The Drying up of the Sahara

22 Dec 2010

At www.physorg.com/print212152097.html ... a study of lake sediments from a dried up lake in northern Chad in the Sahara has shown evidence that the lake was dessicated by a slow process and progressively, beginning in around 6000 years ago (4000BC) and reaching the present condition around AD900. Geochemical and the analysis of sediments were done on a yearly basis to determine when the Sahara went dry. It seems there is a widely held belief by scientists that the Sahara dried up due to a change in the earth's orbit that affected solar insolation, or the amount of electromagnetic energy the earth receives from the sun. Basically, this means the amount of sunlight reaching different regions of the earth at any given time and at any moment in the tilt of the orbit of the earth. Climate scientist Gavin Schmidt, widely known for his activities at the http://realclimate.com blog, blamed the drying up of the Sahara on a change of tilt, consistent with the Milankovitch calculations, involving orbital tilt and precession. Most scientists appear to support the Milankovitch effect as the primary reason for climate change such as the Ice Ages - and tilt changes over a 41,000 year cycle and precession over 26,000 years. However, at this point modern AGW theory rears its head, and we are told that incredibly, AGW can actually speed up the otherwise gradual changes in axial tilt. Yes, the current melting of the ice in Greenland is already causing the tilt to change more rapidly than the Milankovitch methodology allows. Change in tilt and insolation have an impact on weather patterns such as the monsoon. During the greening of the Sahara the monsoon rains were much more powerful, it is alleged, but when tilt changed the monsoon rains decreased - and vegetation began to disappear. When there were no plants to retain water and release it back into the atmosphere the rainfall levels plummeted. Eventually, it produced the huge desert that is the Sahara today.

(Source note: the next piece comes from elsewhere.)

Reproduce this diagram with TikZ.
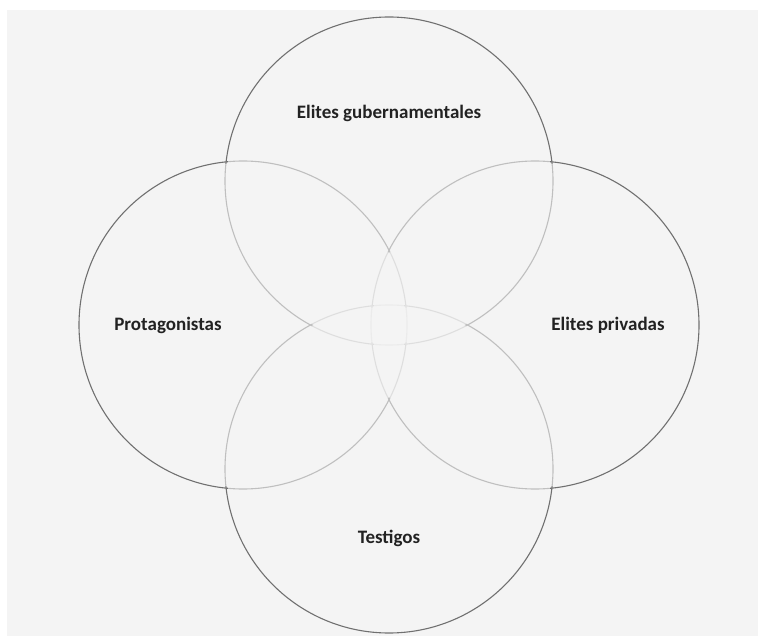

However, it seems that most of this might be guesswork as it relies a great deal on modelling - and on top of that has been added the computer simulation of Gavin Schmidt and buddies. He thinks the change in climate in the Sahara took place more quickly than envisaged by your average scientist. The problem is there has been very little research done on the ground, the lake sediments above being an exception to the rule. Most of it is based on modelling techniques and that is of course the province of climate scientists as well - and people like Schmidt are seeking paleo evidence to support modern alarmism. Schmidt has come out and dated the transition from a green to a dry environment at 5500 years ago. He assures his disciples that a small change in the orbit led to an abrupt collapse in the eco-system. He appears to prefer computer simulation to actual field research - which is why he can ignore the paper above.